Es curioso: uno cierra por un rato los ojos, activa
algún resorte oculto dentro del cerebro —¿o del corazón?— y, a la manera de una
sala de cine, puede conseguir que acudan y desfilen los recuerdos. Así, en el oscuro
recinto de mis remembranzas, veo ejercitarse con porte de atleta por las áreas
de la Universidad de Oriente a mi amigo Leonardo Mastrapa; o recorriendo las
calles tuneras enhorquetado sobre su moto Babetta, varias tallas menor que la
suya; o detallándome cómo se hace un buen potaje sin tener que sofreír las
especias; o describiéndome el nuevo diseño de 26 Digital, la web que él fundó y veneró...
Las escenas protagonizadas por este colega íntegro y virtuoso
concurren en tropel a mi memoria. ¡Haría falta un largometraje para aprehenderlas!
Selecciono algunas y las acomodo desde mis afectos, convencido de que serán
apenas una muestra de su multifacética dimensión. Las pongo frente a mí y lo veo
a él tal y como era antes de empacar para su último viaje. Distingo al periodista,
al compañero, al directivo, al vecino, al editor... Al profesional incansable,
que, como dijo de él un amigo, “hacía un lugar de trabajo de todo sitio al que
llegaba”.
No sé cómo se las arreglaba para estar en todas partes
y al tanto de todo. Tenía una capacidad de trabajo rayana en lo insólito, y un
carácter a prueba de desazones. Jamás lo vi abrumado por una tarea ni ofuscado
por un desacuerdo.
En el Periódico nada ni nadie les eran ajenos. Recorría
los pasillos de prisa y a grandes zancadas, como si en ello le fuera la vida, con
aquel corpachón de casi dos metros de estatura, hecho para hospedar dentro toda
la humildad y la decencia del mundo.
Natura lo dotó de la rara gracia de irradiar simpatías
y de carecer de enemigos. Era imposible conocerlo sin congeniar con él al
instante, por aquella manera suya de meterse en la piel de los demás desde el
primer encuentro. En la polémica, sustentaba sus puntos de vista con tal equilibrio
y respeto que uno terminaba renunciando a los propios para adherirse a los
suyos. Atendía a su anciana madre con proverbial cariño, como si se tratara de una dama decimonónica. A
ella le dedicaba los ratos que le escamoteaba a la diversión o al descanso. Y, al referirse a su hijo, las ascuas del
orgullo le hacían resplandecer la mirada.
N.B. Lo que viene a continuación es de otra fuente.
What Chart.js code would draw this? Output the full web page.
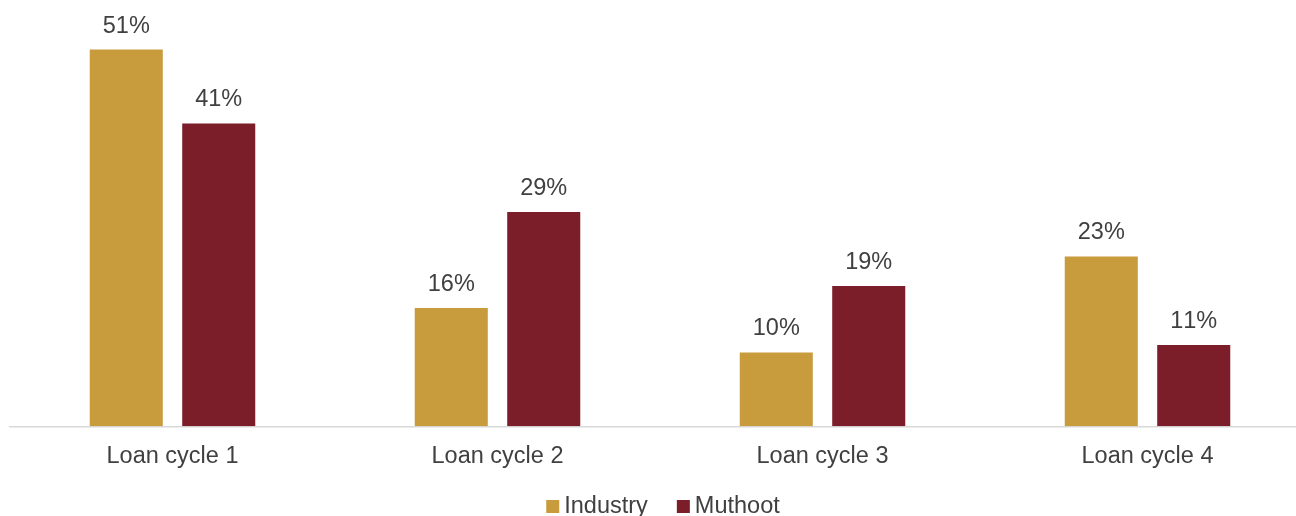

Viajó tanto en 30 años hacia y desde su San Manuel
originario que su kilometraje bien podría circunvalar el planeta, y no
exagero. ¡Nunca conocí a otra persona
que amara tanto sus raíces! Suerte de
hijo pródigo moderno, siempre regresó al terruño. En su humilde camposanto dejó
dicho que lo sembraran, y no duden que un día germine allí una planta exótica,
nacida para mostrar cómo se puede ser mejor persona.
La vida, en ocasiones, se gasta excentricidades como
esta de echar al mundo a un hombre al que no le cupo en su prontuario ni una
onza más de virtud, para luego —quizás por celos o tal vez por capricho— arrebatárnoslo
cuando aún le quedaba mucho para ofrecer. Empero, y a pesar de su muerte
física, quienes lo quisimos mantendremos lozana su memoria. Porque, como
escribió la chilena Isabel Allende, “la muerte
no existe, la gente solo muere cuando la olvidan”.